= THE REQUEST =
Provide an exact copy of the data, excluding the images.

= SUPPLIED MATERIAL =
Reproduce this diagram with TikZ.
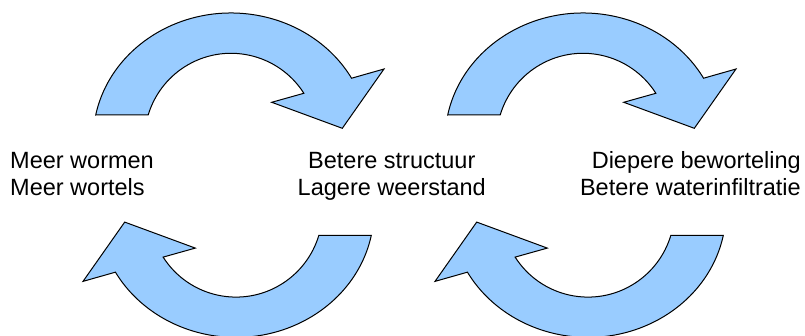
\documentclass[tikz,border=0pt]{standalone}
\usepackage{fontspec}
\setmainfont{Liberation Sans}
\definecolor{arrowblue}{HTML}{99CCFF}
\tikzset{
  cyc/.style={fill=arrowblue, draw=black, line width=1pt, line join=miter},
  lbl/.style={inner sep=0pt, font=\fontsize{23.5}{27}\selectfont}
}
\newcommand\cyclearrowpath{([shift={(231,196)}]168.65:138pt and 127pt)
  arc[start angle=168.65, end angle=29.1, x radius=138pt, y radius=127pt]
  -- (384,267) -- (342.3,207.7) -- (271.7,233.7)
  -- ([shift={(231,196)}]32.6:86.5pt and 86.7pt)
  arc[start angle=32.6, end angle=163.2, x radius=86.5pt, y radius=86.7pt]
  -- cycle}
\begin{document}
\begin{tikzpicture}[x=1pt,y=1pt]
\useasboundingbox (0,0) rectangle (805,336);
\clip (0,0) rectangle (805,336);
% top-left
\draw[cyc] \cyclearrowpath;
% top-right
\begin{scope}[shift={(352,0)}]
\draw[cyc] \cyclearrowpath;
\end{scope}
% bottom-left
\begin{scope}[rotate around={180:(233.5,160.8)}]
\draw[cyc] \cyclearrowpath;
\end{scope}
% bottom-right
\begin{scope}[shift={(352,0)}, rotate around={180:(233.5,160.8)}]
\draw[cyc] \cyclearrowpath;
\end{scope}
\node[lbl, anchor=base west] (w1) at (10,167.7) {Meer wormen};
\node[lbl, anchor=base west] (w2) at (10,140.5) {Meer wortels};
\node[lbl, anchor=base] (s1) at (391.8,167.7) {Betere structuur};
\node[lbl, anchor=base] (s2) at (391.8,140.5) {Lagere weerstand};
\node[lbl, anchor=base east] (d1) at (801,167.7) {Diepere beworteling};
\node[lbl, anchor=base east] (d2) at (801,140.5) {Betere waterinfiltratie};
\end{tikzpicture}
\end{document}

= FINISHED TASK =
Reproduce this diagram with TikZ.
\documentclass[tikz,border=0pt]{standalone}
\usepackage{fontspec}
\setmainfont{Liberation Sans}
\definecolor{arrowblue}{HTML}{99CCFF}
\tikzset{
  cyc/.style={fill=arrowblue, draw=black, line width=1pt, line join=miter},
  lbl/.style={inner sep=0pt, font=\fontsize{23.5}{27}\selectfont}
}
\newcommand\cyclearrowpath{([shift={(231,196)}]168.65:138pt and 127pt)
  arc[start angle=168.65, end angle=29.1, x radius=138pt, y radius=127pt]
  -- (384,267) -- (342.3,207.7) -- (271.7,233.7)
  -- ([shift={(231,196)}]32.6:86.5pt and 86.7pt)
  arc[start angle=32.6, end angle=163.2, x radius=86.5pt, y radius=86.7pt]
  -- cycle}
\begin{document}
\begin{tikzpicture}[x=1pt,y=1pt]
\useasboundingbox (0,0) rectangle (805,336);
\clip (0,0) rectangle (805,336);
% top-left
\draw[cyc] \cyclearrowpath;
% top-right
\begin{scope}[shift={(352,0)}]
\draw[cyc] \cyclearrowpath;
\end{scope}
% bottom-left
\begin{scope}[rotate around={180:(233.5,160.8)}]
\draw[cyc] \cyclearrowpath;
\end{scope}
% bottom-right
\begin{scope}[shift={(352,0)}, rotate around={180:(233.5,160.8)}]
\draw[cyc] \cyclearrowpath;
\end{scope}
\node[lbl, anchor=base west] (w1) at (10,167.7) {Meer wormen};
\node[lbl, anchor=base west] (w2) at (10,140.5) {Meer wortels};
\node[lbl, anchor=base] (s1) at (391.8,167.7) {Betere structuur};
\node[lbl, anchor=base] (s2) at (391.8,140.5) {Lagere weerstand};
\node[lbl, anchor=base east] (d1) at (801,167.7) {Diepere beworteling};
\node[lbl, anchor=base east] (d2) at (801,140.5) {Betere waterinfiltratie};
\end{tikzpicture}
\end{document}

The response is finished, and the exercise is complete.